Humans even can't live forever without the drug the aliens gave them it seems, yet they claim that they could even if their own plot says they couldn't. Do they think that the greeks didn't do hardcore training all the time? If so then the greeks would have lived forever in this universe!
Honestly it comes off almost like the author himself thinks if you exercise tons that you in OUR world could live forever, not just in this storyline of the book. So it can some times come off, awkward and preachy but the concept is fun, the characters are enjoyable. Their OP badassness is fun but there are tons of flaws.
There is only one character template and every main character is that template. I think it is supposed to be who the author thinks he would be or dreams he could be. Besides that and the fact the author has no idea how humans would actually interact with each other, it seems good. If paul and megan don't just start having sex soon, I'm going to assume that the author has had no human contact for his whole life.
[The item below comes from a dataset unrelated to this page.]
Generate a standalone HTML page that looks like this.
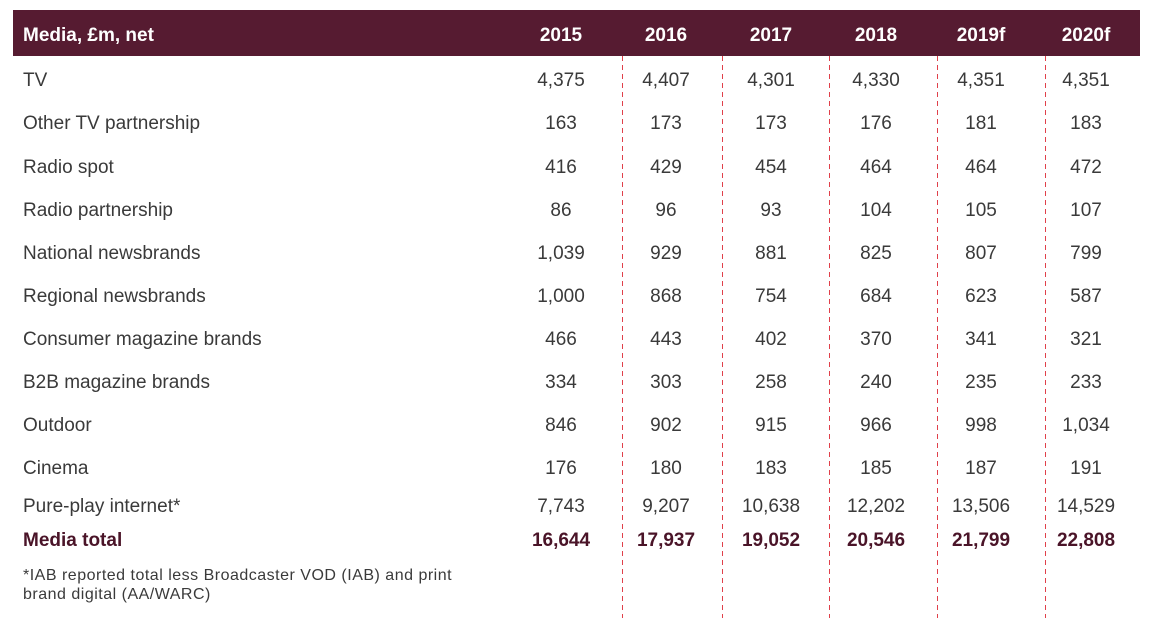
<!DOCTYPE html>
<html><head><style>
body{margin:0;width:1149px;height:618px;background:#fff;position:relative;overflow:hidden;font-family:"Liberation Sans",Arial,sans-serif;}
.hd{position:absolute;left:13px;top:10px;width:1127px;height:46px;background:#561b31;}
.t{position:absolute;white-space:nowrap;transform:translateY(-50%);font-size:19px;color:#3a3a3a;}
.h{color:#fff;font-weight:bold;font-size:19px;}
.c{transform:translate(-50%,-50%);}
.b{font-weight:bold;color:#4a1428;}
.f{position:absolute;left:23px;font-size:16px;letter-spacing:0.5px;color:#3a3a3a;line-height:19px;top:566px;}
svg{position:absolute;left:0;top:0;}
</style></head><body>
<div class="hd"></div>
<svg width="1149" height="618"><g stroke="#e0404a" stroke-width="1" stroke-dasharray="5,4">
<line x1="622.5" y1="56" x2="622.5" y2="618"/><line x1="722.5" y1="56" x2="722.5" y2="618"/><line x1="829.5" y1="56" x2="829.5" y2="618"/><line x1="937.5" y1="56" x2="937.5" y2="618"/><line x1="1045.5" y1="56" x2="1045.5" y2="618"/></g></svg>
<div id="g"></div>
<div class="f">*IAB reported total less Broadcaster VOD (IAB) and print<br>brand digital (AA/WARC)</div>
<script>
var cols=[561,666,771,876,981,1086];
var rows=[
["Media, £m, net",["2015","2016","2017","2018","2019f","2020f"],36,"h"],
["TV",["4,375","4,407","4,301","4,330","4,351","4,351"],81,""],
["Other TV partnership",["163","173","173","176","181","183"],124,""],
["Radio spot",["416","429","454","464","464","472"],168,""],
["Radio partnership",["86","96","93","104","105","107"],211,""],
["National newsbrands",["1,039","929","881","825","807","799"],254,""],
["Regional newsbrands",["1,000","868","754","684","623","587"],297,""],
["Consumer magazine brands",["466","443","402","370","341","321"],340,""],
["B2B magazine brands",["334","303","258","240","235","233"],383,""],
["Outdoor",["846","902","915","966","998","1,034"],426,""],
["Cinema",["176","180","183","185","187","191"],469,""],
["Pure-play internet*",["7,743","9,207","10,638","12,202","13,506","14,529"],507,""],
["Media total",["16,644","17,937","19,052","20,546","21,799","22,808"],541,"b"]];
var h="";
rows.forEach(function(r){
h+='<div class="t '+r[3]+'" style="left:23px;top:'+r[2]+'px">'+r[0]+'</div>';
r[1].forEach(function(v,i){h+='<div class="t c '+r[3]+'" style="left:'+cols[i]+'px;top:'+r[2]+'px">'+v+'</div>';});
});
document.getElementById("g").innerHTML=h;
</script>
</body></html>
Wish the repeatitive phrase "save for ..." would stop being used.
This series is just long winded fan-fiction at best. Even in the synopsis there's that blatant mass effect reference. The series will then read like a check-list of pop culture properties the author probably thought were cool growing up. Some of it almost seem like grounds for copywrite claims from the originators it's so blatant.
Short version: There's much better out there before reading this.
Starts off a bit slow but it ends up being super important to get all the facts of how things started. I swept away by the magnitude of how fast the story moved. My heart was pounding by the end. It’s a quick read and I’m super excited to see where the story goes. Wish I found it sooner but glad there is already so many books to read!
It Does What it says on the tin, gives you a good yarn with sort of Old fashioned SF, yes each episode is short, but I started when I had all the episodes, Aer-ki Jyr has done a good job, give it a try.
Nice effort, a bit soft on the science part. Also, the series is so large that there is enough room for numerous sub-plots, in various flavours of military sci-fi (ground combat, space warfare, first contact etc).
After a couple of chapters I felt this was a bit like some of the SciFi books I read back in the 1960s and was looking forward to seeing how the story would develop. The problem was, it never really did, hundreds of pages of tedious training wasn’t what I was hoping for.
Looks like star wars as told through the lens of star gate so far. I'll read more but this isn't much to go on, especially considering the fact that these are supposed to be prequels I suppose.
You know, I actually like the concept of this universe and the author has written an interesting introduction to the series. When it was first published I didn't pay a lot of attention to it due to its short story format, but I finally found the motivation to read the first episode and now I'm positively surprised.
That being said, the single episodes of only 20-25k words are quite short and as somebody who has been used to reading novel- and epic-length stories, it feels like an appetizer with no main course to follow. At the moment I'm still hungry, so I will probably keep reading - but at the same time I'm not convinced that 90 episodes of the same will make me happy.
It is a good thing, that the entire series seems to be available on Kindle Unlimited, because otherwise the price for this space opera would be a rip-off. 2.99 to 3.09 Euro each are a just not an economical choice for those readers without Kindle Unlimited.
An interesting beginning to the story/series. Hops around a bit more than I would like timeline-wise, but that's understandable given the serialized format.